Hence it is no easy task to be good.  For in everything it is no easy task to find the middle, e.g. to find the middle of a circle is not for every one but for him who knows; so, too, any one can get angry-that is easy-or give or spend money; but to do this to the right person, to the right extent, at the right time, with the right motive, and in the right way, that is not for every one, nor is it easy; wherefore goodness is both rare and laudable and noble.”

All of that just to point out that it’s not important that my children learn to ask for things.  They need to learn how to ask for things.

“…You took no thought save it were to ask me.”

So what is the right time and place and way to ask?  I discussed this with my friend The Barefoot Quilter (who knows she has the ugliest blog in the universe but she’s working on it) and she explained it perfectly.

She reminded me of Oliver Cowdery who wanted to translate the Book of Mormon but God said no, “Behold, you have not understood; you have supposed that I would give it unto you, when you took no thought save it was to ask me.  But, behold, I say unto you, that you must study it out in your mind; then you must ask me if it be right, and if it is right I will cause that your bosom shall burn within you; therefore, you shall feel that it is right.”

My friend said, “You think your kids just ask and demand willy nilly.  You liked that one day when your son sat and thought and decided against asking BECAUSE you finally saw thought going into his request.  If you saw that much thought BEFORE he started to ask, you probably would have said yes.  No matter what he asked.”

That’s what I’m looking for.  Thought and study and self control.  Not demands spewing out of their mouths at every moment of every day.  What I’m teaching them is to tell me what they want instead of demanding that I give it to them.

Instead of, “When are we going to Lagoon?  We NEVER get to go there!”  I would like to hear, “Oh look!  There’s Lagoon!  Remember how much fun we had there last year?  I can’t wait till we go again!”

Instead of, “I can’t go to bed!  I have to finish this project!”  I would like to hear, “I wish I had a few more minutes to finish this project I’m working on.  It’s frustrating to have to stop when I’m almost done.”

Like Channing said, when they talk that way it doesn’t make me want to give them things.  It makes me want to give them everything.

It’s not just asking politely.  It’s going one step further.

Or three steps back depending how you look at it.

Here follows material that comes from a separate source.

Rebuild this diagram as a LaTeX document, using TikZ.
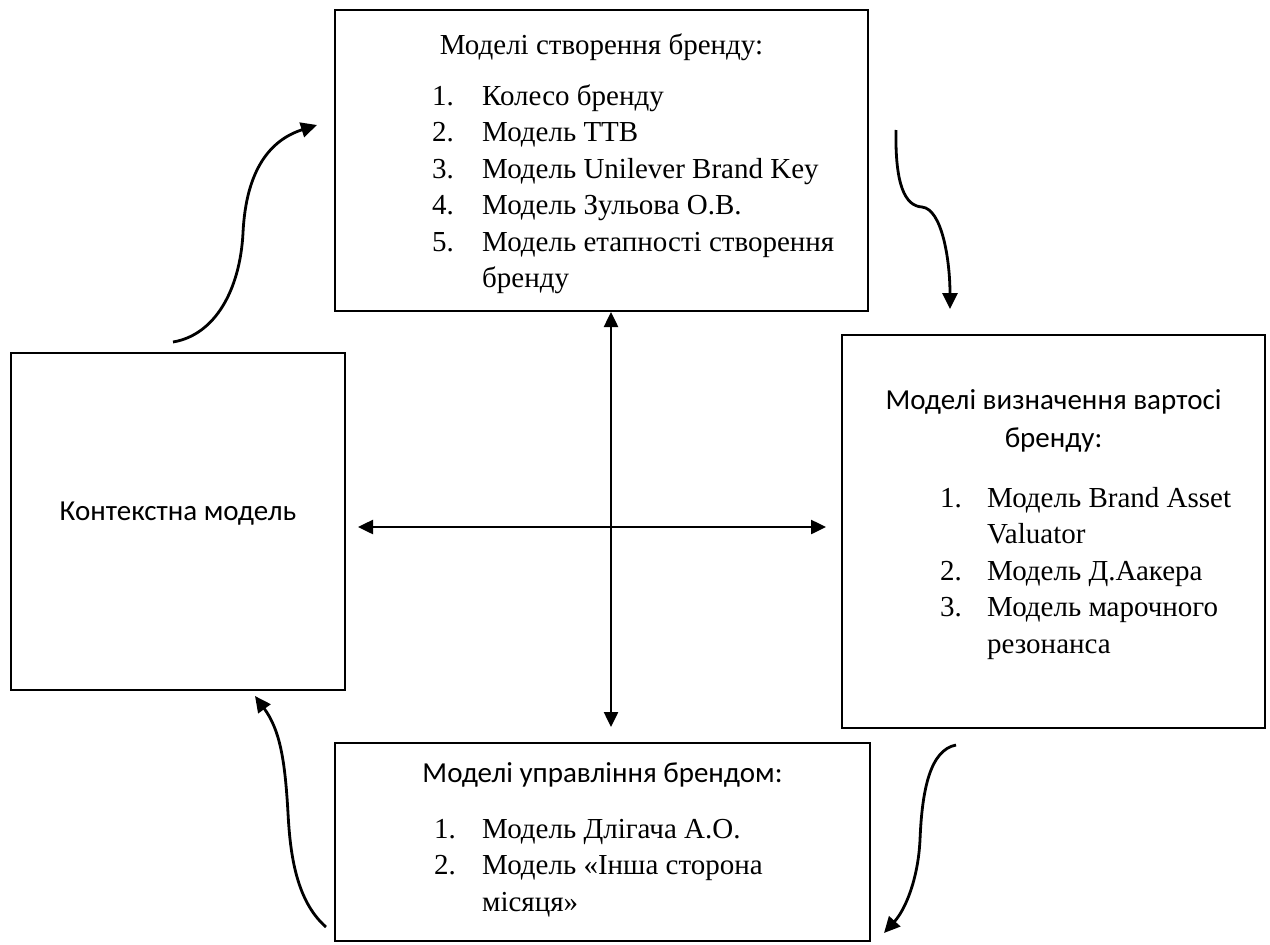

One of the things I like about having my comments turned off is that if people want to communicate with me they have to go the extra mile to contact me.  That gives them a little extra time to think and study out in their mind what they really want to say.  I really do appreciate your thoughtful emails.  If it weren’t for you I would have no idea how unclear I have been in one of my posts or when I am just plain wrong.  I’m happy to be wrong because I am always looking for ways to change and improve, so thank you.

Photos

The kids wanted to paint pumpkins yesterday but we only had one pumpkin so you can imagine the difficulty.  They decided to compromise and ended up with creations that were even better than plain old pumpkins.